Reports suggesting the Government could issue an immediate pardon to Teina Pora are wrong, Justice Minister Judith Collins says.
"There would need to be a thorough evaluation of Mr Pora's application for the Royal prerogative of mercy, and that cannot take place alongside his application for leave to appeal to the Privy Council,'' Ms Collins said in a statement.
In an opinion piece for the Herald on Sunday yesterday, high-profile lawyer and prisoners' advocate Peter Williams said Ms Collins was wrong when she earlier said Pora could not be pardoned by the Governor-General until he had exhausted all his appeal rights.
"Our present Government could direct a free pardon for Pora. Cabinet has a clear duty to act,'' Mr Williams said.
Ms Collins last night reiterated that there were two options open to Pora - either an appeal to the Privy Council or an application for the Royal prerogative of mercy.
"I understand that Mr Pora has now chosen to pursue the appeal to the Privy Council and an application for leave to appeal will be filed shortly,'' Ms Collins said.
"It would be constitutionally unsound for the Government to be considering Mr Pora's convictions at the same time through the Royal prerogative of mercy.
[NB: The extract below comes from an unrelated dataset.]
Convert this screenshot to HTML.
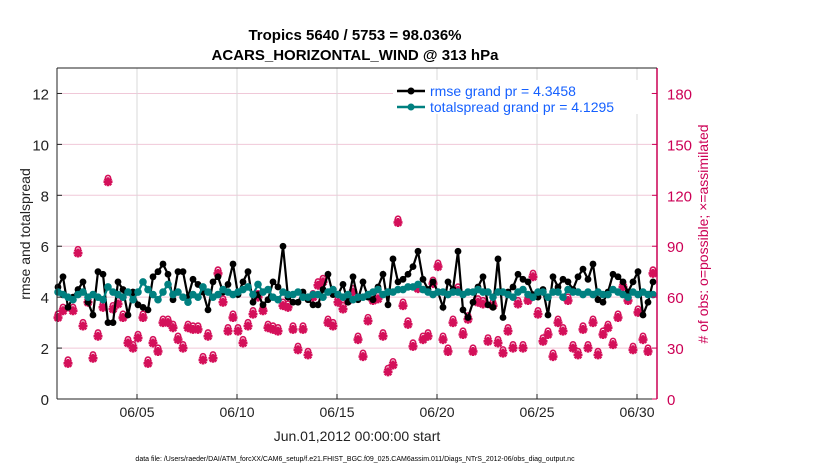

That, and the need for a thorough examination of all evidence relied on by the applicant, is why the Government cannot immediately issue a pardon to Mr Pora.
In his opinion piece, Mr Williams said Ms Collins had previously cited the case of Arthur Allan Thomas.
"When Thomas received his free pardon from the Governor-General he had not exhausted his appeal rights, in particular, he had not conducted a substantive appeal to the Privy Council,'' Mr Williams said.
Last night, Ms Collins said that in Mr Thomas's case, a pardon was granted only after he had used his appeal rights and his right to apply for the Royal prerogative of mercy.
"Mr Thomas was granted a pardon after a thorough examination by Robert Adams-Smith QC of the evidence. This followed the Privy Council declining leave to hear Mr Thomas' appeal,'' she said.
There is a growing belief that Pora, who has spent the past 20 years in prison, could be innocent, and more people are adding their voices to calls for his release.
Last week Ms Collins admitted he may have been wrongly convicted over the 1992 murder of Auckland woman Susan Burdett.
Act leader John Banks, who was Police Minister at the time Pora was charged, the Police Association, the Maori Party, Labour and NZ First leader Winston Peters have also questioned the 1994 conviction.
Pora was convicted of Ms Burdett's rape and murder in 1994 and was again found guilty at a retrial in 2000. This was ordered after the semen in Burdett's body was found to belong to Malcolm Rewa.
Rewa was eventually convicted of Burdett's rape, but two juries couldn't decide about murder.